New Delhi: Bank credit growth rose to 15.9% in FY 2025–26, reflecting strong demand across sectors and improved economic activity, according to official data released on Tuesday.
Total credit outstanding reached ₹212.9 lakh crore by March 2026. This marked an increase of ₹29.2 lakh crore over the previous year. The sharp rise indicated higher borrowing by businesses and individuals amid a stable interest rate environment. Moreover, government-led capital expenditure and structural reforms supported investment and credit demand.
The bank credit growth remained broad-based across key sectors. Services led the expansion, followed by personal loans, agriculture and industry. As a result, multiple segments contributed to the overall rise in lending activity.

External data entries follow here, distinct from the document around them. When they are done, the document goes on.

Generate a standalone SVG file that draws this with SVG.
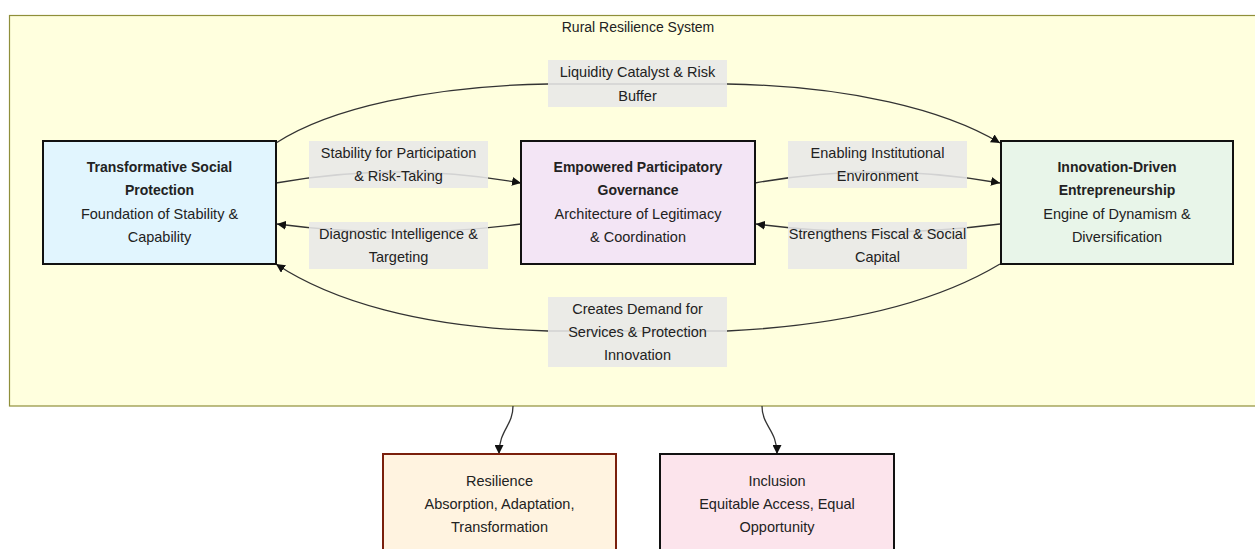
<svg xmlns="http://www.w3.org/2000/svg" width="1255" height="549" viewBox="0 0 1255 549">
<style>
text{font-family:"Liberation Sans",Arial,sans-serif;font-size:14.5px;fill:#222;text-anchor:middle;dominant-baseline:central}
.b{font-weight:bold;font-size:14px}
.t{font-size:14px}
.node rect{stroke:#111;stroke-width:2}
.edge{fill:none;stroke:#333;stroke-width:1.3}
.lbl{fill:#e8e8e8;fill-opacity:0.88}
</style>
<defs>
<marker id="arr" viewBox="0 0 10 10" refX="10" refY="5" markerWidth="9" markerHeight="9" markerUnits="userSpaceOnUse" orient="auto">
<path d="M0,0 L10,5 L0,10 z" fill="#111"/>
</marker>
</defs>
<g id="cluster">
<rect x="9.5" y="15.5" width="1260" height="390.5" fill="#ffffde" stroke="#8f8f3a" stroke-width="1.2"/>
<text class="t" x="638" y="27">Rural Resilience System</text>
</g>
<g id="connectors">
<path class="edge" d="M276,143 C330,108 430,86 548,84 L727,84 C850,86 945,110 1000,143" marker-end="url(#arr)"/>
<path class="edge" d="M276,183 Q398,161 521,183" marker-end="url(#arr)"/>
<path class="edge" d="M521,224 Q398,240 277,224" marker-end="url(#arr)"/>
<path class="edge" d="M755,183 Q877,161 1000,183" marker-end="url(#arr)"/>
<path class="edge" d="M1000,224 Q877,240 756,224" marker-end="url(#arr)"/>
<path class="edge" d="M1000,264 C940,300 850,325 727,331 L548,331 C420,328 330,300 276,264" marker-end="url(#arr)"/>
<path class="edge" d="M513,406 C513,426 499,430 499,454" marker-end="url(#arr)"/>
<path class="edge" d="M762,406 C762,426 777,430 777,454" marker-end="url(#arr)"/>
</g>
<g id="labels">
<g id="lbl-liquidity"><rect class="lbl" x="548" y="60" width="179" height="47"/><text x="637.5" y="72">Liquidity Catalyst &amp; Risk</text><text x="637.5" y="96">Buffer</text></g>
<g id="lbl-stability"><rect class="lbl" x="309" y="141" width="179" height="47"/><text x="398.5" y="153">Stability for Participation</text><text x="398.5" y="176">&amp; Risk-Taking</text></g>
<g id="lbl-diagnostic"><rect class="lbl" x="309" y="222" width="179" height="47"/><text x="398.5" y="234">Diagnostic Intelligence &amp;</text><text x="398.5" y="257">Targeting</text></g>
<g id="lbl-enabling"><rect class="lbl" x="788" y="141" width="179" height="47"/><text x="877.5" y="153">Enabling Institutional</text><text x="877.5" y="176">Environment</text></g>
<g id="lbl-strengthens"><rect class="lbl" x="788" y="222" width="179" height="47"/><text x="877.5" y="234">Strengthens Fiscal &amp; Social</text><text x="877.5" y="257">Capital</text></g>
<g id="lbl-creates"><rect class="lbl" x="548" y="297" width="179" height="70"/><text x="637.5" y="309">Creates Demand for</text><text x="637.5" y="332">Services &amp; Protection</text><text x="637.5" y="355">Innovation</text></g>
</g>
<g id="node-social" class="node">
<rect x="43" y="141" width="233" height="123" fill="#e1f5fe"/>
<text class="b" x="159.5" y="167">Transformative Social</text>
<text class="b" x="159.5" y="190">Protection</text>
<text x="159.5" y="214">Foundation of Stability &amp;</text>
<text x="159.5" y="237">Capability</text>
</g>
<g id="node-governance" class="node">
<rect x="521" y="141" width="234" height="123" fill="#f3e5f5"/>
<text class="b" x="638" y="167">Empowered Participatory</text>
<text class="b" x="638" y="190">Governance</text>
<text x="638" y="214">Architecture of Legitimacy</text>
<text x="638" y="237">&amp; Coordination</text>
</g>
<g id="node-innovation" class="node">
<rect x="1001" y="141" width="232" height="123" fill="#e8f5e9"/>
<text class="b" x="1117" y="167">Innovation-Driven</text>
<text class="b" x="1117" y="190">Entrepreneurship</text>
<text x="1117" y="214">Engine of Dynamism &amp;</text>
<text x="1117" y="237">Diversification</text>
</g>
<g id="node-resilience" class="node">
<rect x="383" y="454" width="233" height="110" fill="#fff3e0" style="stroke:#7a1f0c"/>
<text x="499.5" y="481">Resilience</text>
<text x="499.5" y="504">Absorption, Adaptation,</text>
<text x="499.5" y="527">Transformation</text>
</g>
<g id="node-inclusion" class="node">
<rect x="660" y="454" width="234" height="110" fill="#fce4ec"/>
<text x="777" y="481">Inclusion</text>
<text x="777" y="504">Equitable Access, Equal</text>
<text x="777" y="527">Opportunity</text>
</g>
</svg>
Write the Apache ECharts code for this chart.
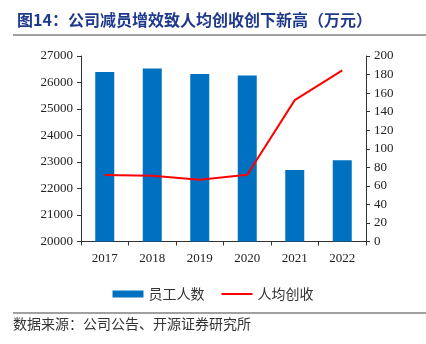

Credit to agriculture and allied activities grew by 15.7% in FY 2025–26, compared to 10.4% a year earlier. Officials attributed this increase to sustained rural demand and improved access to formal credit. Similarly, industrial credit expanded to 15%, nearly doubling from 8.2% in the previous year, driven mainly by strong lending to micro and small enterprises.
Bank credit growth driven by services and personal loans
The services sector recorded the highest expansion, with credit growth rising to 19% from 12% last year. This increase was supported by demand from non-banking financial companies, trade and commercial real estate. In addition, the personal loan segment grew by 16.2%, up from 11.7% in the previous year.
Housing loans maintained steady growth, while vehicle loans and gold-backed lending showed strong momentum. Consequently, retail credit demand remained a key driver of overall expansion.
Officials said the strong bank credit growth highlighted resilience in the domestic economy despite global uncertainties. They noted that increased lending supported business expansion, asset creation and employment generation.
The banking sector also maintained strong fundamentals, including better capitalisation, low bad loans and steady profitability. Authorities said continued reforms and formalisation of credit would further sustain growth across sectors in the coming years.